Frequentist analyses of solar neutrino data (updated including KamLAND and SNO data)

TL;DR

This paper applies frequentist statistical methods to analyze solar neutrino data, including recent KamLAND, SNO, and SK results, revealing that detailed analysis reduces the viability of certain neutrino oscillation solutions.

Contribution

It introduces a comprehensive frequentist analysis of solar neutrino data, incorporating recent experimental results and comparing different confidence region construction methods.

Findings

Good agreement with Delta chi^2 approximation for total rates

Reduced goodness-of-fit for SMA and LOW solutions with full data

Updated analysis includes KamLAND, SNO, and SK data

Abstract

The solar neutrino data are analyzed in a frequentist framework, using the Crow-Gardner and Feldman-Cousins prescriptions for the construction of confidence regions.
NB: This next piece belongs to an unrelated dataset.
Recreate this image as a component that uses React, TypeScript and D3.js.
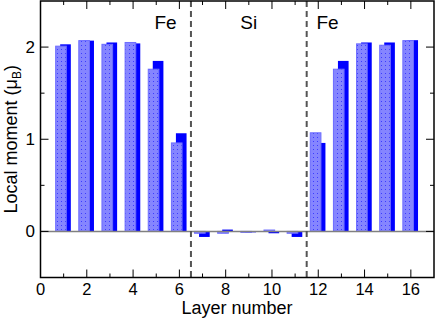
import * as d3 from "d3";

const layers = [1, 2, 3, 4, 5, 6, 7, 8, 9, 10, 11, 12, 13, 14, 15, 16];
const momentA = [2.01, 2.07, 2.03, 2.05, 1.76, 0.96, -0.02, -0.02, -0.01, 0.015, -0.02, 1.07, 1.76, 2.035, 2.02, 2.07];
const momentB = [2.03, 2.07, 2.05, 2.04, 1.85, 1.065, -0.06, 0.02, -0.01, -0.02, -0.06, 0.96, 1.85, 2.05, 2.05, 2.075];
const xTicks = [0, 2, 4, 6, 8, 10, 12, 14, 16];
const yTicks = [0, 1, 2];
const interfaces = [6.5, 11.5];
const regionLabels = [
  { x: 5.4, text: "Fe" },
  { x: 9.0, text: "Si" },
  { x: 12.4, text: "Fe" },
];

const W = 436;
const H = 319;
const left = 40.5;
const right = 434;
const top = 1;
const bottom = 277.5;

const font = "'Liberation Sans', Arial, Helvetica, sans-serif";

export default function App() {
  const x = d3.scaleLinear().domain([0, 17]).range([left, right]);
  const y = d3.scaleLinear().domain([-0.5, 2.5]).range([bottom, top]);
  const bw = x(0.46) - x(0);

  const xMinor = d3.range(1, 17, 2);
  const yMinor = [0.5, 1.5];

  const barRect = (v: number, cx: number) => {
    const y0 = y(0);
    const y1 = y(v);
    return { x: x(cx) - bw / 2, y: Math.min(y0, y1), w: bw, h: Math.abs(y1 - y0) };
  };

  return (
    <svg
      width={W}
      height={H}
      style={{ position: "absolute", left: 0, top: 0, background: "#fff" }}
      fontFamily={font}
    >
      <defs>
        <pattern id="dots" width="4" height="4" patternUnits="userSpaceOnUse">
          <rect width="4" height="4" fill="#8585ff" />
          <rect x="1" y="1" width="1" height="1" fill="#3c3cff" />
        </pattern>
      </defs>

      {/* solid bars behind */}
      {layers.map((l, i) => {
        const r = barRect(momentB[i], l + 0.08);
        return <rect key={"b" + l} x={r.x} y={r.y} width={r.w} height={r.h} fill="#0000ff" />;
      })}
      {/* patterned bars in front */}
      {layers.map((l, i) => {
        const r = barRect(momentA[i], l - 0.115);
        return (
          <rect
            key={"a" + l}
            x={r.x}
            y={r.y}
            width={r.w}
            height={r.h}
            fill="url(#dots)"
            stroke="#6c6cff"
            strokeWidth={1}
          />
        );
      })}

      {/* zero line */}
      <line x1={left} x2={right} y1={y(0)} y2={y(0)} stroke="#808080" strokeWidth={1.5} />

      {/* interfaces */}
      {interfaces.map((v) => (
        <line
          key={v}
          x1={x(v)}
          x2={x(v)}
          y1={top}
          y2={bottom}
          stroke="#555"
          strokeWidth={2}
          strokeDasharray="6,4"
        />
      ))}

      {regionLabels.map((d, i) => (
        <text key={i} x={x(d.x)} y={29} fontSize={19} textAnchor="middle">
          {d.text}
        </text>
      ))}

      {/* frame */}
      <rect x={left} y={top} width={right - left} height={bottom - top} fill="none" stroke="#000" strokeWidth={1.5} />

      {/* x ticks */}
      {xTicks.map((t) => (
        <g key={"xt" + t}>
          <line x1={x(t)} x2={x(t)} y1={bottom} y2={bottom - 8} stroke="#000" strokeWidth={1} />
          <line x1={x(t)} x2={x(t)} y1={top} y2={top + 8} stroke="#000" strokeWidth={1} />
          <text x={x(t)} y={295} fontSize={16.5} textAnchor="middle">
            {t}
          </text>
        </g>
      ))}
      {xMinor.map((t) => (
        <g key={"xm" + t}>
          <line x1={x(t)} x2={x(t)} y1={bottom} y2={bottom - 4} stroke="#000" strokeWidth={1} />
          <line x1={x(t)} x2={x(t)} y1={top} y2={top + 4} stroke="#000" strokeWidth={1} />
        </g>
      ))}

      {/* y ticks */}
      {yTicks.map((t) => (
        <g key={"yt" + t}>
          <line x1={left} x2={left + 8} y1={y(t)} y2={y(t)} stroke="#000" strokeWidth={1} />
          <line x1={right} x2={right - 8} y1={y(t)} y2={y(t)} stroke="#000" strokeWidth={1} />
          <text x={35} y={y(t) + 6} fontSize={17} textAnchor="end">
            {t}
          </text>
        </g>
      ))}
      {yMinor.map((t) => (
        <g key={"ym" + t}>
          <line x1={left} x2={left + 4} y1={y(t)} y2={y(t)} stroke="#000" strokeWidth={1} />
          <line x1={right} x2={right - 4} y1={y(t)} y2={y(t)} stroke="#000" strokeWidth={1} />
        </g>
      ))}

      {/* axis titles */}
      <text x={237} y={314} fontSize={18} textAnchor="middle">
        Layer number
      </text>
      <text transform={`translate(17,${(top + bottom) / 2}) rotate(-90)`} fontSize={18} textAnchor="middle">
        Local moment (μ
        <tspan fontSize={12} dy={4}>B</tspan>
        <tspan dy={-4}>)</tspan>
      </text>
    </svg>
  );
}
Including in the fit only the total rates measured by the various experiments, both methods give results similar to the commonly used Delta chi^2-cut approximation. When fitting the full data set, the Delta chi^2-cut still gives a good approximation of the Feldman-Cousins regions. However, a careful statistical analysis significantly reduces the goodness-of-fit of the SMA and LOW solutions. In the addenda we discuss the implications of the latest KamLAND, SNO and SK data.